= Short task =
It is required that the lines from the top of the listing through the line with "Chart.register(...registerables);" be reproduced exactly, excluding pictures.

= Recorded data =
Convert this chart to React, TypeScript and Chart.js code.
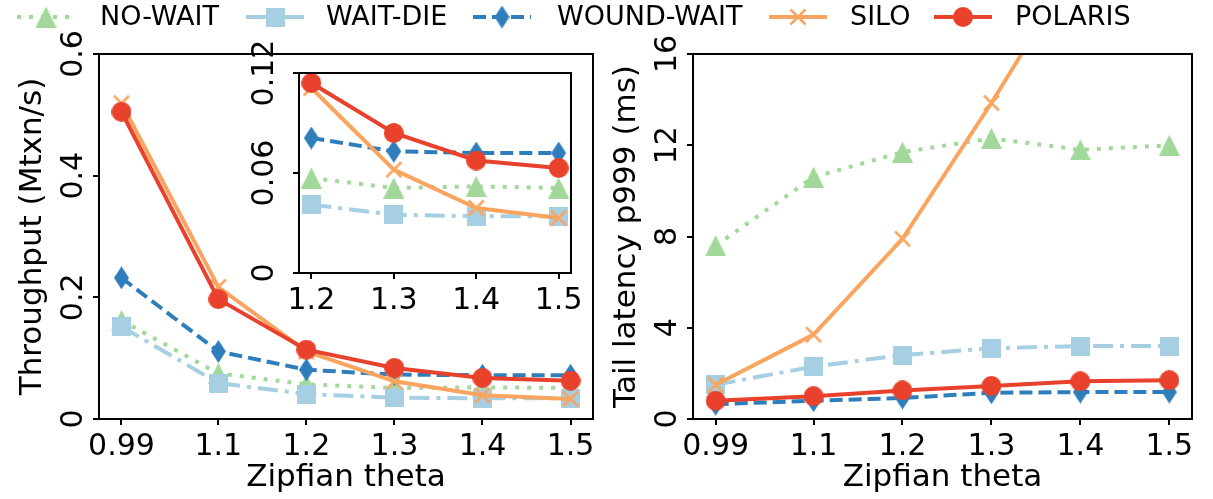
import React, { useEffect, useRef } from 'react';
import { Chart, registerables } from 'chart.js';

Chart.register(...registerables);

// ---------------- DATA ----------------
const thetas = [0.99, 1.1, 1.2, 1.3, 1.4, 1.5];
const insetThetas = [1.2, 1.3, 1.4, 1.5];

const xTickValues = [0.99, 1.1, 1.2, 1.3, 1.4, 1.5];
const xTickLabels = ['0.99', '1.1', '1.2', '1.3', '1.4', '1.5'];
const insetXTickValues = [1.2, 1.3, 1.4, 1.5];
const insetXTickLabels = ['1.2', '1.3', '1.4', '1.5'];

const throughputTickValues = [0, 0.2, 0.4, 0.6];
const throughputTickLabels = ['0', '0.2', '0.4', '0.6'];
const insetTickValues = [0, 0.06, 0.12];
const insetTickLabels = ['0', '0.06', '0.12'];
const latencyTickValues = [0, 4, 8, 12, 16];
const latencyTickLabels = ['0', '4', '8', '12', '16'];

const seriesNames = ['NO-WAIT', 'WAIT-DIE', 'WOUND-WAIT', 'SILO', 'POLARIS'];

// Throughput (Mtxn/s)
const tputNoWait = [0.162, 0.075, 0.057, 0.051, 0.052, 0.051];
const tputWaitDie = [0.152, 0.059, 0.041, 0.035, 0.034, 0.034];
const tputWoundWait = [0.232, 0.111, 0.081, 0.073, 0.072, 0.072];
const tputSilo = [0.519, 0.217, 0.111, 0.062, 0.039, 0.033];
const tputPolaris = [0.505, 0.197, 0.114, 0.084, 0.0675, 0.063];

// Inset: same series, theta 1.2 .. 1.5
const insetNoWait = [0.057, 0.051, 0.052, 0.051];
const insetWaitDie = [0.041, 0.035, 0.034, 0.034];
const insetWoundWait = [0.081, 0.073, 0.072, 0.072];
const insetSilo = [0.111, 0.062, 0.039, 0.033];
const insetPolaris = [0.114, 0.084, 0.0675, 0.063];

// Tail latency p999 (ms)
const latNoWait = [7.6, 10.6, 11.7, 12.3, 11.8, 12.0];
const latWaitDie = [1.5, 2.3, 2.8, 3.1, 3.2, 3.2];
const latWoundWait = [0.65, 0.8, 0.92, 1.15, 1.18, 1.18];
const latSilo = [1.5, 3.7, 7.9, 13.85, 20.2, 26];
const latPolaris = [0.8, 1.0, 1.25, 1.45, 1.65, 1.7];

// ---------------- STYLE ----------------
const FONT = "'DejaVu Sans', sans-serif";
const seriesColors = ['#a3d89b', '#a6cfe4', '#2f7ebc', '#f9a55f', '#e8412c'];
const seriesDashes: number[][] = [[4, 8], [20, 7, 4, 7], [13, 6], [], []];
type MarkerKind = 'triangle' | 'square' | 'diamond' | 'x' | 'circle';
const seriesMarkers: MarkerKind[] = ['triangle', 'square', 'diamond', 'x', 'circle'];

function makeMarker(kind: MarkerKind, color: string): HTMLCanvasElement {
  const dims: Record<MarkerKind, [number, number]> = {
    triangle: [21, 21],
    square: [19, 19],
    diamond: [15, 23],
    x: [18, 18],
    circle: [20, 20],
  };
  const [w, h] = dims[kind];
  const c = document.createElement('canvas');
  c.width = w;
  c.height = h;
  const g = c.getContext('2d')!;
  g.fillStyle = color;
  g.strokeStyle = color;
  g.beginPath();
  if (kind === 'triangle') {
    g.moveTo(w / 2, 0);
    g.lineTo(w, h);
    g.lineTo(0, h);
    g.closePath();
    g.fill();
  } else if (kind === 'square') {
    g.fillRect(0, 0, w, h);
  } else if (kind === 'diamond') {
    g.moveTo(w / 2, 0);
    g.lineTo(w, h / 2);
    g.lineTo(w / 2, h);
    g.lineTo(0, h / 2);
    g.closePath();
    g.fill();
  } else if (kind === 'circle') {
    g.arc(w / 2, h / 2, w / 2, 0, Math.PI * 2);
    g.fill();
  } else {
    g.lineWidth = 2.5;
    g.moveTo(1.5, 1.5);
    g.lineTo(w - 1.5, h - 1.5);
    g.moveTo(w - 1.5, 1.5);
    g.lineTo(1.5, h - 1.5);
    g.stroke();
  }
  return c;
}

type PanelOpts = {
  xs: number[];
  series: number[][];
  markers: HTMLCanvasElement[];
  xMin: number;
  xMax: number;
  xTicks: number[];
  xLabels: string[];
  yMin: number;
  yMax: number;
  yTicks: number[];
  yLabels: string[];
  padding: { left: number; top: number; right: number; bottom: number };
  yWidth: number;
  xHeight: number;
  xTitle?: string;
  yTitle?: string;
  yTitlePad: number;
  yLabelX: number;
  whiteBg?: boolean;
  extraPlugins?: any[];
};

function makeConfig(o: PanelOpts): any {
  const datasets = o.series.map((ys, i) => ({
    label: seriesNames[i],
    data: o.xs.map((x, j) => ({ x, y: ys[j] })),
    borderColor: seriesColors[i],
    backgroundColor: seriesColors[i],
    borderWidth: 4,
    borderDash: seriesDashes[i],
    borderCapStyle: 'butt',
    pointStyle: o.markers[i],
    pointRadius: 10,
    pointHoverRadius: 10,
    tension: 0,
    fill: false,
    clip: 0,
    order: o.series.length - 1 - i,
  }));

  const gridOpts = {
    display: true,
    drawOnChartArea: false,
    drawTicks: true,
    tickLength: 6,
    color: '#000',
    lineWidth: 2,
  };

  const framePlugin = {
    id: 'frameAndYLabels',
    beforeDraw(chart: any) {
      if (!o.whiteBg) return;
      const { ctx, chartArea: a } = chart;
      ctx.save();
      ctx.fillStyle = '#fff';
      ctx.fillRect(a.left, a.top, a.right - a.left, a.bottom - a.top);
      ctx.restore();
    },
    afterDraw(chart: any) {
      const { ctx, chartArea: a } = chart;
      ctx.save();
      ctx.strokeStyle = '#000';
      ctx.lineWidth = 2;
      ctx.strokeRect(a.left, a.top, a.right - a.left, a.bottom - a.top);
      const s = chart.scales.y;
      ctx.fillStyle = '#000';
      ctx.font = `30px ${FONT}`;
      ctx.textAlign = 'center';
      ctx.textBaseline = 'middle';
      s.ticks.forEach((t: any) => {
        const py = s.getPixelForValue(t.value);
        ctx.save();
        ctx.translate(o.yLabelX, py);
        ctx.rotate(-Math.PI / 2);
        ctx.fillText(String(t.label), 0, 0);
        ctx.restore();
      });
      ctx.restore();
    },
  };

  return {
    type: 'line',
    data: { datasets },
    options: {
      responsive: false,
      animation: false,
      devicePixelRatio: 1,
      events: [],
      layout: { padding: o.padding },
      plugins: { legend: { display: false }, tooltip: { enabled: false }, title: { display: false } },
      scales: {
        x: {
          type: 'linear',
          min: o.xMin,
          max: o.xMax,
          afterBuildTicks: (s: any) => {
            s.ticks = o.xTicks.map((v) => ({ value: v }));
          },
          afterFit: (s: any) => {
            s.height = o.xHeight;
            s.paddingLeft = 0;
            s.paddingRight = 0;
          },
          ticks: {
            callback: (_v: any, i: number) => o.xLabels[i],
            font: { family: FONT, size: 30 },
            color: '#000',
            padding: 4,
            maxRotation: 0,
            minRotation: 0,
            autoSkip: false,
          },
          grid: gridOpts,
          border: { display: true, color: '#000', width: 2 },
          title: {
            display: !!o.xTitle,
            text: o.xTitle || '',
            font: { family: FONT, size: 31 },
            color: '#000',
            padding: { top: 0, bottom: 2 },
          },
        },
        y: {
          type: 'linear',
          min: o.yMin,
          max: o.yMax,
          afterBuildTicks: (s: any) => {
            s.ticks = o.yTicks.map((v) => ({ value: v }));
          },
          afterFit: (s: any) => {
            s.width = o.yWidth;
            s.paddingTop = 0;
            s.paddingBottom = 0;
          },
          ticks: {
            display: false,
            callback: (_v: any, i: number) => o.yLabels[i],
            font: { family: FONT, size: 30 },
          },
          grid: gridOpts,
          border: { display: true, color: '#000', width: 2 },
          title: {
            display: !!o.yTitle,
            text: o.yTitle || '',
            font: { family: FONT, size: 31 },
            color: '#000',
            padding: { top: o.yTitlePad, bottom: 0 },
          },
        },
      },
    },
    plugins: [framePlugin, ...(o.extraPlugins || [])],
  };
}

const legendCenters = [46, 275, 502, 798, 963];
const legendTextX = [100, 326, 557, 850, 1015];

function makeLegendPlugin(markers: HTMLCanvasElement[]) {
  return {
    id: 'topLegend',
    afterDraw(chart: any) {
      const ctx = chart.ctx;
      const y = 17;
      seriesNames.forEach((name, i) => {
        const cx = legendCenters[i];
        ctx.save();
        ctx.strokeStyle = seriesColors[i];
        ctx.lineWidth = 4;
        ctx.lineCap = 'butt';
        ctx.setLineDash(seriesDashes[i]);
        ctx.beginPath();
        ctx.moveTo(cx - 29, y);
        ctx.lineTo(cx + 29, y);
        ctx.stroke();
        ctx.setLineDash([]);
        const m = markers[i];
        ctx.drawImage(m, cx - m.width / 2, y - m.height / 2);
        ctx.fillStyle = '#000';
        ctx.font = `27px ${FONT}`;
        ctx.textAlign = 'left';
        ctx.textBaseline = 'middle';
        ctx.fillText(name, legendTextX[i], y + 1);
        ctx.restore();
      });
    },
  };
}

export default function App() {
  const leftRef = useRef<HTMLCanvasElement>(null);
  const insetRef = useRef<HTMLCanvasElement>(null);
  const rightRef = useRef<HTMLCanvasElement>(null);

  useEffect(() => {
    const markers = seriesMarkers.map((m, i) => makeMarker(m, seriesColors[i]));
    const charts: Chart[] = [];

    charts.push(
      new Chart(
        leftRef.current!,
        makeConfig({
          xs: thetas,
          series: [tputNoWait, tputWaitDie, tputWoundWait, tputSilo, tputPolaris],
          markers,
          xMin: 0.9645,
          xMax: 1.5255,
          xTicks: xTickValues,
          xLabels: xTickLabels,
          yMin: 0,
          yMax: 0.6,
          yTicks: throughputTickValues,
          yLabels: throughputTickLabels,
          padding: { left: 0, top: 54, right: 1213 - 593, bottom: 0 },
          yWidth: 99,
          xHeight: 80,
          xTitle: 'Zipfian theta',
          yTitle: 'Throughput (Mtxn/s)',
          yTitlePad: 14,
          yLabelX: 74,
          extraPlugins: [makeLegendPlugin(markers)],
        })
      )
    );

    charts.push(
      new Chart(
        insetRef.current!,
        makeConfig({
          xs: insetThetas,
          series: [insetNoWait, insetWaitDie, insetWoundWait, insetSilo, insetPolaris],
          markers,
          xMin: 1.185,
          xMax: 1.515,
          xTicks: insetXTickValues,
          xLabels: insetXTickLabels,
          yMin: 0,
          yMax: 0.12,
          yTicks: insetTickValues,
          yLabels: insetTickLabels,
          padding: { left: 230, top: 73, right: 1213 - 571, bottom: 166 },
          yWidth: 69,
          xHeight: 60,
          yTitlePad: 0,
          yLabelX: 265,
          whiteBg: true,
        })
      )
    );

    charts.push(
      new Chart(
        rightRef.current!,
        makeConfig({
          xs: thetas,
          series: [latNoWait, latWaitDie, latWoundWait, latSilo, latPolaris],
          markers,
          xMin: 0.9645,
          xMax: 1.5255,
          xTicks: xTickValues,
          xLabels: xTickLabels,
          yMin: 0,
          yMax: 16,
          yTicks: latencyTickValues,
          yLabels: latencyTickLabels,
          padding: { left: 600, top: 54, right: 1213 - 1192, bottom: 0 },
          yWidth: 93,
          xHeight: 80,
          xTitle: 'Zipfian theta',
          yTitle: 'Tail latency p999 (ms)',
          yTitlePad: 8,
          yLabelX: 668,
        })
      )
    );

    return () => charts.forEach((c) => c.destroy());
  }, []);

  const cs: React.CSSProperties = { position: 'absolute', left: 0, top: 0 };
  return (
    <div style={{ position: 'fixed', left: 0, top: 0, width: 1213, height: 499, background: '#fff' }}>
      <canvas ref={leftRef} width={1213} height={499} style={cs} />
      <canvas ref={insetRef} width={1213} height={499} style={cs} />
      <canvas ref={rightRef} width={1213} height={499} style={cs} />
    </div>
  );
}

= Task answer =
Convert this chart to React, TypeScript and Chart.js code.
import React, { useEffect, useRef } from 'react';
import { Chart, registerables } from 'chart.js';

Chart.register(...registerables);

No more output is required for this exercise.